* Directive *
Transcribe the listing below word for word.

* Stored data *

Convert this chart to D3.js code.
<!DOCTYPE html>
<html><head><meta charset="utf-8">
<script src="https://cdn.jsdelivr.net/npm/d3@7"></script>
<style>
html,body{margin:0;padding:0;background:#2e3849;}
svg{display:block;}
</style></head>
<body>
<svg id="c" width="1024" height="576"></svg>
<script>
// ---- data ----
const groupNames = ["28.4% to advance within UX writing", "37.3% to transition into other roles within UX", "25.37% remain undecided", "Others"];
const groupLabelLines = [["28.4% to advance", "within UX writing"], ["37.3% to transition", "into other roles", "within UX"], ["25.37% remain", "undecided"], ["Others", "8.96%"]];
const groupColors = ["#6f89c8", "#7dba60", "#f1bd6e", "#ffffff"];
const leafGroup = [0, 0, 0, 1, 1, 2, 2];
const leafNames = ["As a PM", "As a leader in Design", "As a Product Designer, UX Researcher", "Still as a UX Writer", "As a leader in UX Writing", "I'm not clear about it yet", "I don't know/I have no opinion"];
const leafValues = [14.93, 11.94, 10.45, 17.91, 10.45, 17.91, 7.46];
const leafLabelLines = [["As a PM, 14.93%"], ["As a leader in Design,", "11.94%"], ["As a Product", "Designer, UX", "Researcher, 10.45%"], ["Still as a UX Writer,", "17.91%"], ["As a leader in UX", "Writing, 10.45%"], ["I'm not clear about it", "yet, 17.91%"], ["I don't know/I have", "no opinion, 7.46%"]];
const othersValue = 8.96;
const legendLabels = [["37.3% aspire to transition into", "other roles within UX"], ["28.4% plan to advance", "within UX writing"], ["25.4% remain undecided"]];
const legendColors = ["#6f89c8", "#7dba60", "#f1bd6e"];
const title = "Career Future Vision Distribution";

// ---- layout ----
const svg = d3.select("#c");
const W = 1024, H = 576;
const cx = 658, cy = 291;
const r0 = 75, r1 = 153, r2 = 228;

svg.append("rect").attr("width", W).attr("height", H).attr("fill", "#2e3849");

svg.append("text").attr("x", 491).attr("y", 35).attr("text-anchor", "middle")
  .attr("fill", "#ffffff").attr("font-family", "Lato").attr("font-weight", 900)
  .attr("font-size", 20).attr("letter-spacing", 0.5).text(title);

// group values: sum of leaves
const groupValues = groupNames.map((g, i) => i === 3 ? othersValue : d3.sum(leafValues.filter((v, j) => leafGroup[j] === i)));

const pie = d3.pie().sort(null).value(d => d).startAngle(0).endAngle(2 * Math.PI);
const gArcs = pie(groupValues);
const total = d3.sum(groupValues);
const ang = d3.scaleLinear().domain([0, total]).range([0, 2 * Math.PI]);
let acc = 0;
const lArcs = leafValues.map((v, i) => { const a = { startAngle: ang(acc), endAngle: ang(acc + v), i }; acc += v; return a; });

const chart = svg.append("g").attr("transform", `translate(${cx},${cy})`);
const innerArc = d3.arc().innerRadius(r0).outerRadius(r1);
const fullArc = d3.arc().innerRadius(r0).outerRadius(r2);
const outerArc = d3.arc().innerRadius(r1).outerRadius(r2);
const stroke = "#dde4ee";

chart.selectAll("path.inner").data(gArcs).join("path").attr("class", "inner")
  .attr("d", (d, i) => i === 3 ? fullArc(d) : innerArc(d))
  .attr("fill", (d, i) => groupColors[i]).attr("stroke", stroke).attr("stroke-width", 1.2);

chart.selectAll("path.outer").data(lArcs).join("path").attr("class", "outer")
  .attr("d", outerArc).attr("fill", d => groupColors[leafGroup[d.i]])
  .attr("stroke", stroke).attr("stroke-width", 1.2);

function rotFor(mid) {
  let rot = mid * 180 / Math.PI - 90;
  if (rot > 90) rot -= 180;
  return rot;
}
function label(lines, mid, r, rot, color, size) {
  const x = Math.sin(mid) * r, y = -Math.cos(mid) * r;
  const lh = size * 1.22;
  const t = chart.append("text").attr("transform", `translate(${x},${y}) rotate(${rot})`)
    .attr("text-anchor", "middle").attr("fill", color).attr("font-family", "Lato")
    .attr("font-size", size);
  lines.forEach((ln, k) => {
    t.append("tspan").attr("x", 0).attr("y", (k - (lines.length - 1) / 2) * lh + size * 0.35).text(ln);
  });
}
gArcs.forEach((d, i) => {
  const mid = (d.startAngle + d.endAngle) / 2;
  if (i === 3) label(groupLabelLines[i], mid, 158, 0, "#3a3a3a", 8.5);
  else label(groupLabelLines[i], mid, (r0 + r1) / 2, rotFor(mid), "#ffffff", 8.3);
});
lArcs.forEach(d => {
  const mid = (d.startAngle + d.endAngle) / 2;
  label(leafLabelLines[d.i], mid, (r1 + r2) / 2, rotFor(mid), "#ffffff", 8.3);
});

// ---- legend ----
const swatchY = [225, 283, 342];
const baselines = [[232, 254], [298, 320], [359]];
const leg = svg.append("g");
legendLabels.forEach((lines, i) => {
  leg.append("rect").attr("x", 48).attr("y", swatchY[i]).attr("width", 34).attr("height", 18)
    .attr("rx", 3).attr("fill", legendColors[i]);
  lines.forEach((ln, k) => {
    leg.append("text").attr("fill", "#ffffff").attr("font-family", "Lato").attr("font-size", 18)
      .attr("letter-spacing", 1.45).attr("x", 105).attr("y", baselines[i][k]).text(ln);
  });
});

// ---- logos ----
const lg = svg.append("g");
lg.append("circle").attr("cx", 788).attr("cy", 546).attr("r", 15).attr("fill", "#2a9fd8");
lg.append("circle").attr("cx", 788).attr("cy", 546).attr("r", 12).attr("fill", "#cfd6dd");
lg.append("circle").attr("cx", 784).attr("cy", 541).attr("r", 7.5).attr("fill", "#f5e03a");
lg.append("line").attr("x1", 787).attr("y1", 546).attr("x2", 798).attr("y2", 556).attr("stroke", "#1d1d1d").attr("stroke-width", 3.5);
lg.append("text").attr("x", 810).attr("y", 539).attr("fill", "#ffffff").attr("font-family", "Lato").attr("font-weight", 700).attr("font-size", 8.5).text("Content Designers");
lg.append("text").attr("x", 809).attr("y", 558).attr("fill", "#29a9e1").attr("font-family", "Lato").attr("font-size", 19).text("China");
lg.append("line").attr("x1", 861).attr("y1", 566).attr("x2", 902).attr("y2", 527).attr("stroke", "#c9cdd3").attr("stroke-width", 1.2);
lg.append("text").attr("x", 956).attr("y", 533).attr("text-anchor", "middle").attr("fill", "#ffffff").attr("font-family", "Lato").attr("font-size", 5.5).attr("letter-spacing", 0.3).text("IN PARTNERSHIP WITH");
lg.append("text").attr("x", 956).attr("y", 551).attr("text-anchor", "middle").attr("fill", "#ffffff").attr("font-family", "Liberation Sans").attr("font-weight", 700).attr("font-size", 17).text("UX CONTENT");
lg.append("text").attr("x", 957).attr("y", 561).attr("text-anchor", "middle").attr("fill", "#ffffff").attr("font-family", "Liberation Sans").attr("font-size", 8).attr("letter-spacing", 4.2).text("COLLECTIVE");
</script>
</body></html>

* Finished exercise *
Convert this chart to D3.js code.
<!DOCTYPE html>
<html><head><meta charset="utf-8">
<script src="https://cdn.jsdelivr.net/npm/d3@7"></script>
<style>
html,body{margin:0;padding:0;background:#2e3849;}
svg{display:block;}
</style></head>
<body>
<svg id="c" width="1024" height="576"></svg>
<script>
// ---- data ----
const groupNames = ["28.4% to advance within UX writing", "37.3% to transition into other roles within UX", "25.37% remain undecided", "Others"];
const groupLabelLines = [["28.4% to advance", "within UX writing"], ["37.3% to transition", "into other roles", "within UX"], ["25.37% remain", "undecided"], ["Others", "8.96%"]];
const groupColors = ["#6f89c8", "#7dba60", "#f1bd6e", "#ffffff"];
const leafGroup = [0, 0, 0, 1, 1, 2, 2];
const leafNames = ["As a PM", "As a leader in Design", "As a Product Designer, UX Researcher", "Still as a UX Writer", "As a leader in UX Writing", "I'm not clear about it yet", "I don't know/I have no opinion"];
const leafValues = [14.93, 11.94, 10.45, 17.91, 10.45, 17.91, 7.46];
const leafLabelLines = [["As a PM, 14.93%"], ["As a leader in Design,", "11.94%"], ["As a Product", "Designer, UX", "Researcher, 10.45%"], ["Still as a UX Writer,", "17.91%"], ["As a leader in UX", "Writing, 10.45%"], ["I'm not clear about it", "yet, 17.91%"], ["I don't know/I have", "no opinion, 7.46%"]];
const othersValue = 8.96;
const legendLabels = [["37.3% aspire to transition into", "other roles within UX"], ["28.4% plan to advance", "within UX writing"], ["25.4% remain undecided"]];
const legendColors = ["#6f89c8", "#7dba60", "#f1bd6e"];
const title = "Career Future Vision Distribution";

// ---- layout ----
const svg = d3.select("#c");
const W = 1024, H = 576;
const cx = 658, cy = 291;
const r0 = 75, r1 = 153, r2 = 228;

svg.append("rect").attr("width", W).attr("height", H).attr("fill", "#2e3849");

svg.append("text").attr("x", 491).attr("y", 35).attr("text-anchor", "middle")
  .attr("fill", "#ffffff").attr("font-family", "Lato").attr("font-weight", 900)
  .attr("font-size", 20).attr("letter-spacing", 0.5).text(title);

// group values: sum of leaves
const groupValues = groupNames.map((g, i) => i === 3 ? othersValue : d3.sum(leafValues.filter((v, j) => leafGroup[j] === i)));

const pie = d3.pie().sort(null).value(d => d).startAngle(0).endAngle(2 * Math.PI);
const gArcs = pie(groupValues);
const total = d3.sum(groupValues);
const ang = d3.scaleLinear().domain([0, total]).range([0, 2 * Math.PI]);
let acc = 0;
const lArcs = leafValues.map((v, i) => { const a = { startAngle: ang(acc), endAngle: ang(acc + v), i }; acc += v; return a; });

const chart = svg.append("g").attr("transform", `translate(${cx},${cy})`);
const innerArc = d3.arc().innerRadius(r0).outerRadius(r1);
const fullArc = d3.arc().innerRadius(r0).outerRadius(r2);
const outerArc = d3.arc().innerRadius(r1).outerRadius(r2);
const stroke = "#dde4ee";

chart.selectAll("path.inner").data(gArcs).join("path").attr("class", "inner")
  .attr("d", (d, i) => i === 3 ? fullArc(d) : innerArc(d))
  .attr("fill", (d, i) => groupColors[i]).attr("stroke", stroke).attr("stroke-width", 1.2);

chart.selectAll("path.outer").data(lArcs).join("path").attr("class", "outer")
  .attr("d", outerArc).attr("fill", d => groupColors[leafGroup[d.i]])
  .attr("stroke", stroke).attr("stroke-width", 1.2);

function rotFor(mid) {
  let rot = mid * 180 / Math.PI - 90;
  if (rot > 90) rot -= 180;
  return rot;
}
function label(lines, mid, r, rot, color, size) {
  const x = Math.sin(mid) * r, y = -Math.cos(mid) * r;
  const lh = size * 1.22;
  const t = chart.append("text").attr("transform", `translate(${x},${y}) rotate(${rot})`)
    .attr("text-anchor", "middle").attr("fill", color).attr("font-family", "Lato")
    .attr("font-size", size);
  lines.forEach((ln, k) => {
    t.append("tspan").attr("x", 0).attr("y", (k - (lines.length - 1) / 2) * lh + size * 0.35).text(ln);
  });
}
gArcs.forEach((d, i) => {
  const mid = (d.startAngle + d.endAngle) / 2;
  if (i === 3) label(groupLabelLines[i], mid, 158, 0, "#3a3a3a", 8.5);
  else label(groupLabelLines[i], mid, (r0 + r1) / 2, rotFor(mid), "#ffffff", 8.3);
});
lArcs.forEach(d => {
  const mid = (d.startAngle + d.endAngle) / 2;
  label(leafLabelLines[d.i], mid, (r1 + r2) / 2, rotFor(mid), "#ffffff", 8.3);
});

// ---- legend ----
const swatchY = [225, 283, 342];
const baselines = [[232, 254], [298, 320], [359]];
const leg = svg.append("g");
legendLabels.forEach((lines, i) => {
  leg.append("rect").attr("x", 48).attr("y", swatchY[i]).attr("width", 34).attr("height", 18)
    .attr("rx", 3).attr("fill", legendColors[i]);
  lines.forEach((ln, k) => {
    leg.append("text").attr("fill", "#ffffff").attr("font-family", "Lato").attr("font-size", 18)
      .attr("letter-spacing", 1.45).attr("x", 105).attr("y", baselines[i][k]).text(ln);
  });
});

// ---- logos ----
const lg = svg.append("g");
lg.append("circle").attr("cx", 788).attr("cy", 546).attr("r", 15).attr("fill", "#2a9fd8");
lg.append("circle").attr("cx", 788).attr("cy", 546).attr("r", 12).attr("fill", "#cfd6dd");
lg.append("circle").attr("cx", 784).attr("cy", 541).attr("r", 7.5).attr("fill", "#f5e03a");
lg.append("line").attr("x1", 787).attr("y1", 546).attr("x2", 798).attr("y2", 556).attr("stroke", "#1d1d1d").attr("stroke-width", 3.5);
lg.append("text").attr("x", 810).attr("y", 539).attr("fill", "#ffffff").attr("font-family", "Lato").attr("font-weight", 700).attr("font-size", 8.5).text("Content Designers");
lg.append("text").attr("x", 809).attr("y", 558).attr("fill", "#29a9e1").attr("font-family", "Lato").attr("font-size", 19).text("China");
lg.append("line").attr("x1", 861).attr("y1", 566).attr("x2", 902).attr("y2", 527).attr("stroke", "#c9cdd3").attr("stroke-width", 1.2);
lg.append("text").attr("x", 956).attr("y", 533).attr("text-anchor", "middle").attr("fill", "#ffffff").attr("font-family", "Lato").attr("font-size", 5.5).attr("letter-spacing", 0.3).text("IN PARTNERSHIP WITH");
lg.append("text").attr("x", 956).attr("y", 551).attr("text-anchor", "middle").attr("fill", "#ffffff").attr("font-family", "Liberation Sans").attr("font-weight", 700).attr("font-size", 17).text("UX CONTENT");
lg.append("text").attr("x", 957).attr("y", 561).attr("text-anchor", "middle").attr("fill", "#ffffff").attr("font-family", "Liberation Sans").attr("font-size", 8).attr("letter-spacing", 4.2).text("COLLECTIVE");
</script>
</body></html>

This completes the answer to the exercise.